Electronic surveillance also played a key role in breaking the back of Dawood’s gang, which moved its base from the safe haven of Dubai to Karachi in Pakistan just before India signed an extradition treaty with the UAE. ?We monitored the foreign telephone numbers of underworld outfits. It helped us gather crucial evidence and prevent the underworld’s actions,? says the officer. A number of planned attacks on film personalities such as producer Pahlaj Nihalani, actor Aamir Khan and filmmaker Ashutosh Gowariker were foiled by the police, apparently based on this intelligence. Telephone surveillance formed the key evidence in the Bollywood-underworld nexus case in which diamond merchant Bharat Shah was charged with alleged underworld links.

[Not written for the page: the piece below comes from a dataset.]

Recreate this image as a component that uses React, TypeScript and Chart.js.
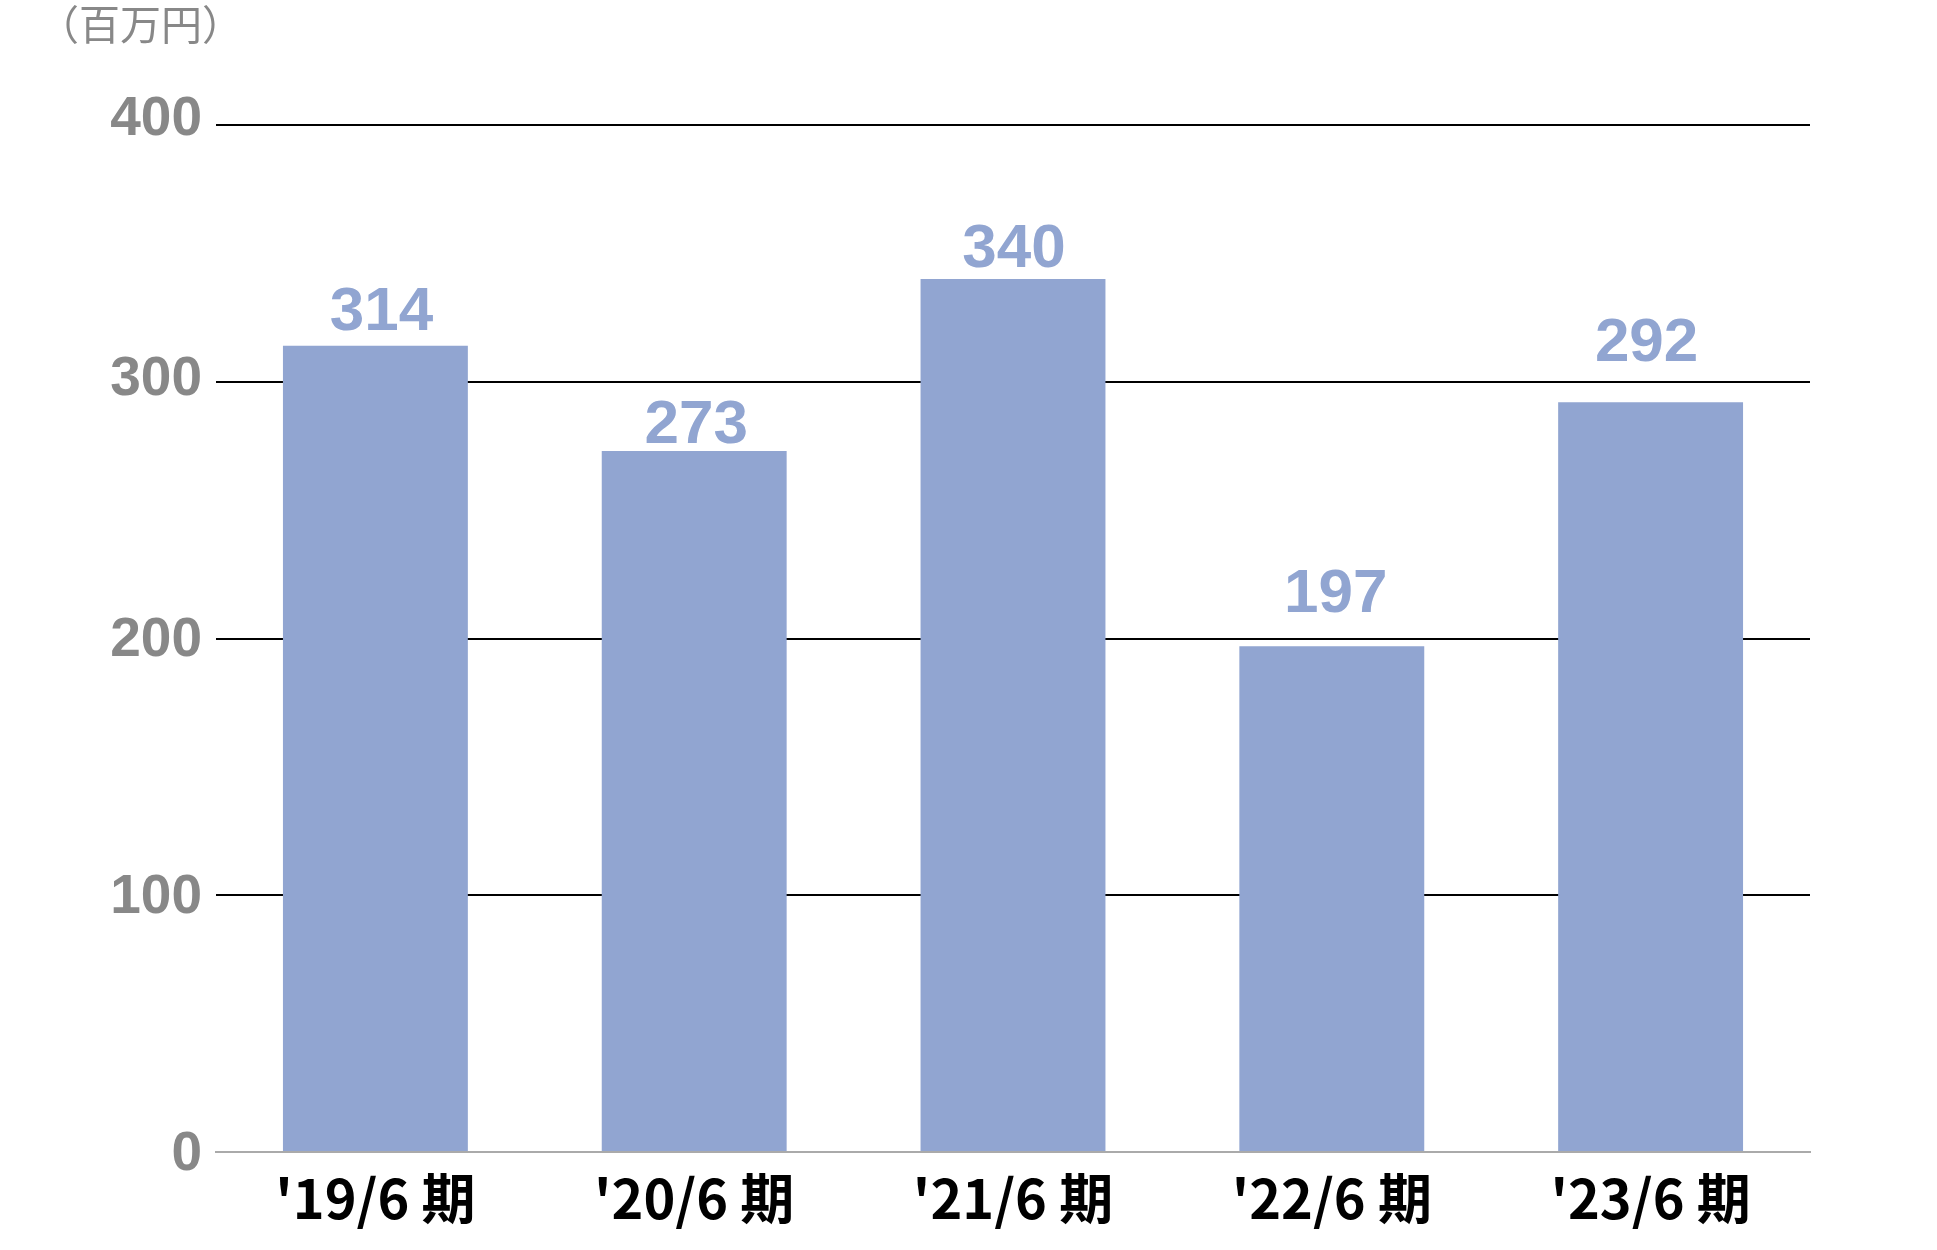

Dawood may be feeling the heat. A few years ago, he appealed to the Indian authorities that he was willing to face trials in the country in return for an assurance that he would not be killed in a police encounter. Even in February, when the Delhi police had arrested Kamal Kishore Chadha, a long-time associate of Dawood’s drug network from a Defence Colony house, he told them that the Pakistan-based don still hoped to return to India.

Dawood’s brother Iqbal Kaskar returned to India in February 2003 in a surprisingly swift extradition. The police intelligence indicated that Kaskar’s return was part of a plan to slowly bring Dawood’s immediate family, including his wife and children, back to Mumbai.

In Pakmodia Street, though, people dread the return of Dawood. Men scuttle by nervously when asked about its famous former resident. ?Maloom nahi bhai,? they say.